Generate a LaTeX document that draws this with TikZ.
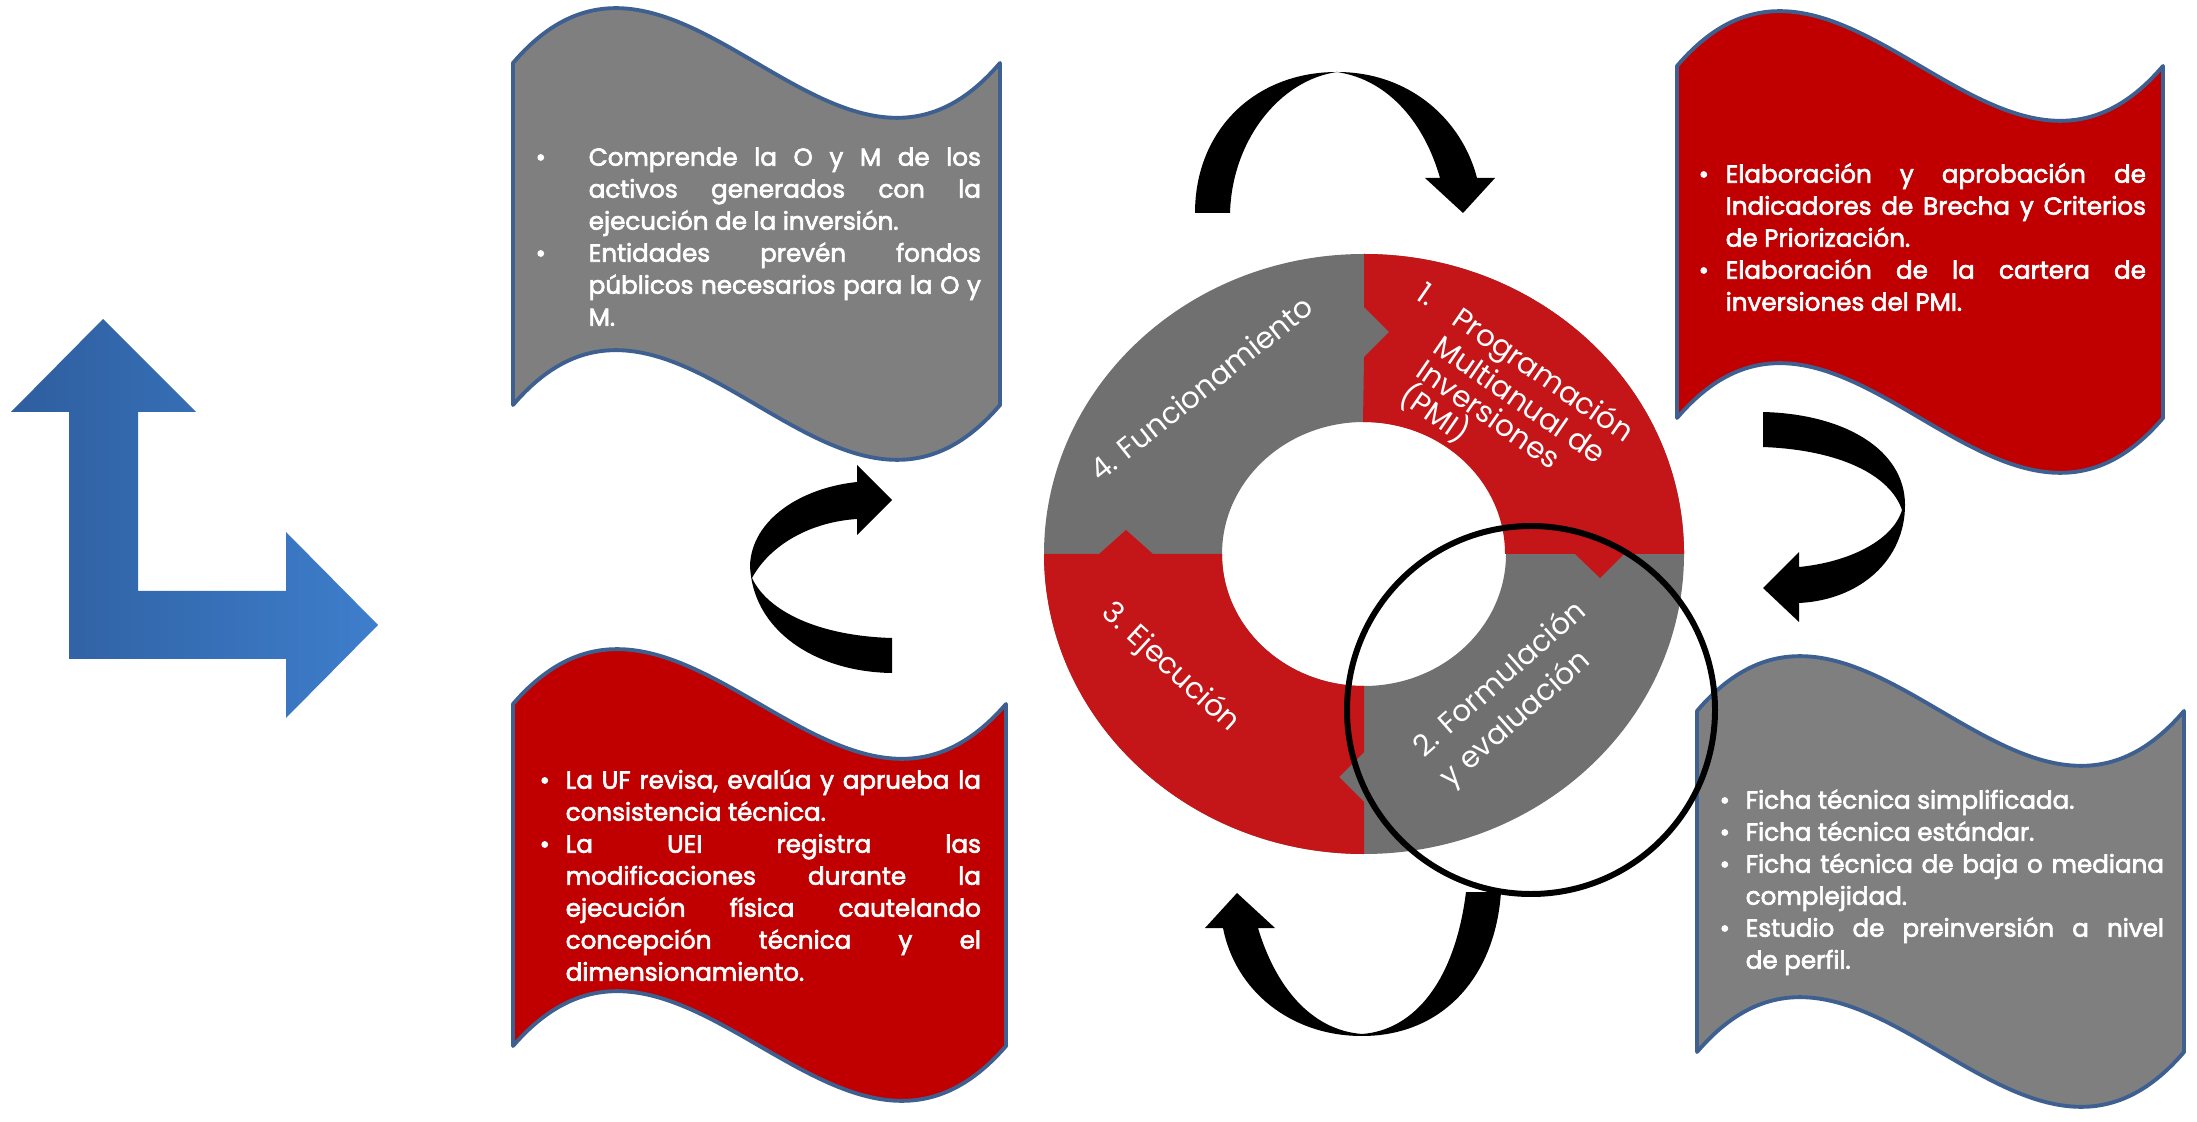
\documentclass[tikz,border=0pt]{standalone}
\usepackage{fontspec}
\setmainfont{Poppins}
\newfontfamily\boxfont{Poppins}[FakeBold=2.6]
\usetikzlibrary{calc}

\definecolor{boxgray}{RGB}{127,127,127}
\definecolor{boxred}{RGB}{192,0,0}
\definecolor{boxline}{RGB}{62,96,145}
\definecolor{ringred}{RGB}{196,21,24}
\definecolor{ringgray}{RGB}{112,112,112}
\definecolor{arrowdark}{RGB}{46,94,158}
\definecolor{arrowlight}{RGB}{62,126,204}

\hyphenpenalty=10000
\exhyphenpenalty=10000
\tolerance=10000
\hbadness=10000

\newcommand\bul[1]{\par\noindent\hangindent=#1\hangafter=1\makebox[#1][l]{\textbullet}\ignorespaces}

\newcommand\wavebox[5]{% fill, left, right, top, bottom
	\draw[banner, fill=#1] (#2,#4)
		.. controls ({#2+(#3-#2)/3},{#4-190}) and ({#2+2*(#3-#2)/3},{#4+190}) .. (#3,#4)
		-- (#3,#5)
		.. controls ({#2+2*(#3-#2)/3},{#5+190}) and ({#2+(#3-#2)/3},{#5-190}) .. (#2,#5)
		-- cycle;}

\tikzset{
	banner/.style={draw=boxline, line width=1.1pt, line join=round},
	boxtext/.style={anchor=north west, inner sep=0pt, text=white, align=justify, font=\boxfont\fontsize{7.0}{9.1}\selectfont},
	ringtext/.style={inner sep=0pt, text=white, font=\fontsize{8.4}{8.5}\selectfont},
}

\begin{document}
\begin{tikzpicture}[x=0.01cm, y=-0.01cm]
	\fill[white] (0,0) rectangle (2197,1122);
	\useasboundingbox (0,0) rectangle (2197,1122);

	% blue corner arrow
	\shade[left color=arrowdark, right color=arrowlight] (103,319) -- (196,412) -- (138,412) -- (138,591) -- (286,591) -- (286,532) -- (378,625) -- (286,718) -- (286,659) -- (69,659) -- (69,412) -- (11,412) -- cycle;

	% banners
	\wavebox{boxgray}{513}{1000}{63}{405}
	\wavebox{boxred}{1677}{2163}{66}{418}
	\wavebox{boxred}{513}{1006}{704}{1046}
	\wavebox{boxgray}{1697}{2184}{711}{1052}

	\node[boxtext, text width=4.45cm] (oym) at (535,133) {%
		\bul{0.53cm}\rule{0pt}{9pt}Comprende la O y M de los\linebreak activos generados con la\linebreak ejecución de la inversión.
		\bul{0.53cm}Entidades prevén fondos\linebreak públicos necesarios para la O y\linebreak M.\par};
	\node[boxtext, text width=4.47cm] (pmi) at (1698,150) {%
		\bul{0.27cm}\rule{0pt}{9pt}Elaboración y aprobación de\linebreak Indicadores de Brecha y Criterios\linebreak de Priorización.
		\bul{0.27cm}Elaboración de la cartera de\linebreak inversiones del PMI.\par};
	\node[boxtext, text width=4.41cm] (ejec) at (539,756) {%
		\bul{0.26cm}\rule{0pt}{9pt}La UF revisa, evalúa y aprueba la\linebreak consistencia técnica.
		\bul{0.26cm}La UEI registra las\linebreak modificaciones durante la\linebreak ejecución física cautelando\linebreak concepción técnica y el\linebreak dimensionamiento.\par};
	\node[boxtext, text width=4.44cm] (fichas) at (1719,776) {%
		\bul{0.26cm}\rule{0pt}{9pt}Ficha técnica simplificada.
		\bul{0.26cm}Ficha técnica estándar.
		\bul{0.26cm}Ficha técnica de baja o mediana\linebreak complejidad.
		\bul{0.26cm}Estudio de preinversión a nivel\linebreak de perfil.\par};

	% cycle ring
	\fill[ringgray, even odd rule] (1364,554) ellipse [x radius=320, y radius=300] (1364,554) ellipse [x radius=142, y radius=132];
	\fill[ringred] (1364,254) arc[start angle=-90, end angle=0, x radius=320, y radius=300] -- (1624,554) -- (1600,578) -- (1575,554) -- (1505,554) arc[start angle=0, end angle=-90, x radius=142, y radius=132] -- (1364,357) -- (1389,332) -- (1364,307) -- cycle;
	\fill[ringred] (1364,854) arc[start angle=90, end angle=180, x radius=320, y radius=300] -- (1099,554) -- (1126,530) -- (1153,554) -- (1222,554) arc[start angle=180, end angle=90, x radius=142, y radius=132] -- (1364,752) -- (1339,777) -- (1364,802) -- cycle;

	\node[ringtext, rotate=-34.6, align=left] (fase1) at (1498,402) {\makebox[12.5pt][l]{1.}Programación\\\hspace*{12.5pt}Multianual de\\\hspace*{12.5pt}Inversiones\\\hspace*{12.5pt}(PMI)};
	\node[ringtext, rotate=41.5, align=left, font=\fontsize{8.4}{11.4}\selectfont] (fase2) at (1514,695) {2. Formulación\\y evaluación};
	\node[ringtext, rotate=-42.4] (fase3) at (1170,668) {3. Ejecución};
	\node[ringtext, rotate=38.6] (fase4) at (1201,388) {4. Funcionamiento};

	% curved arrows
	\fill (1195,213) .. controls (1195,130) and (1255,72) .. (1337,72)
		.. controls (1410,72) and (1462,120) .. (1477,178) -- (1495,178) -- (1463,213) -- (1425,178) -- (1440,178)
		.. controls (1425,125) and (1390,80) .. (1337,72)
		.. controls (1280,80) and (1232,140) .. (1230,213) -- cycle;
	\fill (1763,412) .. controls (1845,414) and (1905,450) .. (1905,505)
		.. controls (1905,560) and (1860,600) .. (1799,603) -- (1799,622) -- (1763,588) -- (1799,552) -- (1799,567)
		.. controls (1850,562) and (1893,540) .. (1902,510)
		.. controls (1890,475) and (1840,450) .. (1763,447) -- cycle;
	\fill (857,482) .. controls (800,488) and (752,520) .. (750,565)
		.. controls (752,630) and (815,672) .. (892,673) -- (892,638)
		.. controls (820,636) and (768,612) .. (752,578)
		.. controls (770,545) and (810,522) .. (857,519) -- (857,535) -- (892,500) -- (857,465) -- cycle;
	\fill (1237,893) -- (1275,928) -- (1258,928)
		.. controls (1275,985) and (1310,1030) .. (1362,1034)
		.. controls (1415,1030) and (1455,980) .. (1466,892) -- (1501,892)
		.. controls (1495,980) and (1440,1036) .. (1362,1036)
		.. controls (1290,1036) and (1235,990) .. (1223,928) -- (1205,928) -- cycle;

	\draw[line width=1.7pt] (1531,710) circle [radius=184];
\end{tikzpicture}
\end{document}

◇ ◇ ◇ ◇ ◇ ◇ ◇

**Written task:**
Could you repeat all of the material exactly? Pictures should not be copied.

**Task solution:**
Generate a LaTeX document that draws this with TikZ.
\documentclass[tikz,border=0pt]{standalone}
\usepackage{fontspec}
\setmainfont{Poppins}
\newfontfamily\boxfont{Poppins}[FakeBold=2.6]
\usetikzlibrary{calc}

\definecolor{boxgray}{RGB}{127,127,127}
\definecolor{boxred}{RGB}{192,0,0}
\definecolor{boxline}{RGB}{62,96,145}
\definecolor{ringred}{RGB}{196,21,24}
\definecolor{ringgray}{RGB}{112,112,112}
\definecolor{arrowdark}{RGB}{46,94,158}
\definecolor{arrowlight}{RGB}{62,126,204}

\hyphenpenalty=10000
\exhyphenpenalty=10000
\tolerance=10000
\hbadness=10000

\newcommand\bul[1]{\par\noindent\hangindent=#1\hangafter=1\makebox[#1][l]{\textbullet}\ignorespaces}

\newcommand\wavebox[5]{% fill, left, right, top, bottom
	\draw[banner, fill=#1] (#2,#4)
		.. controls ({#2+(#3-#2)/3},{#4-190}) and ({#2+2*(#3-#2)/3},{#4+190}) .. (#3,#4)
		-- (#3,#5)
		.. controls ({#2+2*(#3-#2)/3},{#5+190}) and ({#2+(#3-#2)/3},{#5-190}) .. (#2,#5)
		-- cycle;}

\tikzset{
	banner/.style={draw=boxline, line width=1.1pt, line join=round},
	boxtext/.style={anchor=north west, inner sep=0pt, text=white, align=justify, font=\boxfont\fontsize{7.0}{9.1}\selectfont},
	ringtext/.style={inner sep=0pt, text=white, font=\fontsize{8.4}{8.5}\selectfont},
}

\begin{document}
\begin{tikzpicture}[x=0.01cm, y=-0.01cm]
	\fill[white] (0,0) rectangle (2197,1122);
	\useasboundingbox (0,0) rectangle (2197,1122);

	% blue corner arrow
	\shade[left color=arrowdark, right color=arrowlight] (103,319) -- (196,412) -- (138,412) -- (138,591) -- (286,591) -- (286,532) -- (378,625) -- (286,718) -- (286,659) -- (69,659) -- (69,412) -- (11,412) -- cycle;

	% banners
	\wavebox{boxgray}{513}{1000}{63}{405}
	\wavebox{boxred}{1677}{2163}{66}{418}
	\wavebox{boxred}{513}{1006}{704}{1046}
	\wavebox{boxgray}{1697}{2184}{711}{1052}

	\node[boxtext, text width=4.45cm] (oym) at (535,133) {%
		\bul{0.53cm}\rule{0pt}{9pt}Comprende la O y M de los\linebreak activos generados con la\linebreak ejecución de la inversión.
		\bul{0.53cm}Entidades prevén fondos\linebreak públicos necesarios para la O y\linebreak M.\par};
	\node[boxtext, text width=4.47cm] (pmi) at (1698,150) {%
		\bul{0.27cm}\rule{0pt}{9pt}Elaboración y aprobación de\linebreak Indicadores de Brecha y Criterios\linebreak de Priorización.
		\bul{0.27cm}Elaboración de la cartera de\linebreak inversiones del PMI.\par};
	\node[boxtext, text width=4.41cm] (ejec) at (539,756) {%
		\bul{0.26cm}\rule{0pt}{9pt}La UF revisa, evalúa y aprueba la\linebreak consistencia técnica.
		\bul{0.26cm}La UEI registra las\linebreak modificaciones durante la\linebreak ejecución física cautelando\linebreak concepción técnica y el\linebreak dimensionamiento.\par};
	\node[boxtext, text width=4.44cm] (fichas) at (1719,776) {%
		\bul{0.26cm}\rule{0pt}{9pt}Ficha técnica simplificada.
		\bul{0.26cm}Ficha técnica estándar.
		\bul{0.26cm}Ficha técnica de baja o mediana\linebreak complejidad.
		\bul{0.26cm}Estudio de preinversión a nivel\linebreak de perfil.\par};

	% cycle ring
	\fill[ringgray, even odd rule] (1364,554) ellipse [x radius=320, y radius=300] (1364,554) ellipse [x radius=142, y radius=132];
	\fill[ringred] (1364,254) arc[start angle=-90, end angle=0, x radius=320, y radius=300] -- (1624,554) -- (1600,578) -- (1575,554) -- (1505,554) arc[start angle=0, end angle=-90, x radius=142, y radius=132] -- (1364,357) -- (1389,332) -- (1364,307) -- cycle;
	\fill[ringred] (1364,854) arc[start angle=90, end angle=180, x radius=320, y radius=300] -- (1099,554) -- (1126,530) -- (1153,554) -- (1222,554) arc[start angle=180, end angle=90, x radius=142, y radius=132] -- (1364,752) -- (1339,777) -- (1364,802) -- cycle;

	\node[ringtext, rotate=-34.6, align=left] (fase1) at (1498,402) {\makebox[12.5pt][l]{1.}Programación\\\hspace*{12.5pt}Multianual de\\\hspace*{12.5pt}Inversiones\\\hspace*{12.5pt}(PMI)};
	\node[ringtext, rotate=41.5, align=left, font=\fontsize{8.4}{11.4}\selectfont] (fase2) at (1514,695) {2. Formulación\\y evaluación};
	\node[ringtext, rotate=-42.4] (fase3) at (1170,668) {3. Ejecución};
	\node[ringtext, rotate=38.6] (fase4) at (1201,388) {4. Funcionamiento};

	% curved arrows
	\fill (1195,213) .. controls (1195,130) and (1255,72) .. (1337,72)
		.. controls (1410,72) and (1462,120) .. (1477,178) -- (1495,178) -- (1463,213) -- (1425,178) -- (1440,178)
		.. controls (1425,125) and (1390,80) .. (1337,72)
		.. controls (1280,80) and (1232,140) .. (1230,213) -- cycle;
	\fill (1763,412) .. controls (1845,414) and (1905,450) .. (1905,505)
		.. controls (1905,560) and (1860,600) .. (1799,603) -- (1799,622) -- (1763,588) -- (1799,552) -- (1799,567)
		.. controls (1850,562) and (1893,540) .. (1902,510)
		.. controls (1890,475) and (1840,450) .. (1763,447) -- cycle;
	\fill (857,482) .. controls (800,488) and (752,520) .. (750,565)
		.. controls (752,630) and (815,672) .. (892,673) -- (892,638)
		.. controls (820,636) and (768,612) .. (752,578)
		.. controls (770,545) and (810,522) .. (857,519) -- (857,535) -- (892,500) -- (857,465) -- cycle;
	\fill (1237,893) -- (1275,928) -- (1258,928)
		.. controls (1275,985) and (1310,1030) .. (1362,1034)
		.. controls (1415,1030) and (1455,980) .. (1466,892) -- (1501,892)
		.. controls (1495,980) and (1440,1036) .. (1362,1036)
		.. controls (1290,1036) and (1235,990) .. (1223,928) -- (1205,928) -- cycle;

	\draw[line width=1.7pt] (1531,710) circle [radius=184];
\end{tikzpicture}
\end{document}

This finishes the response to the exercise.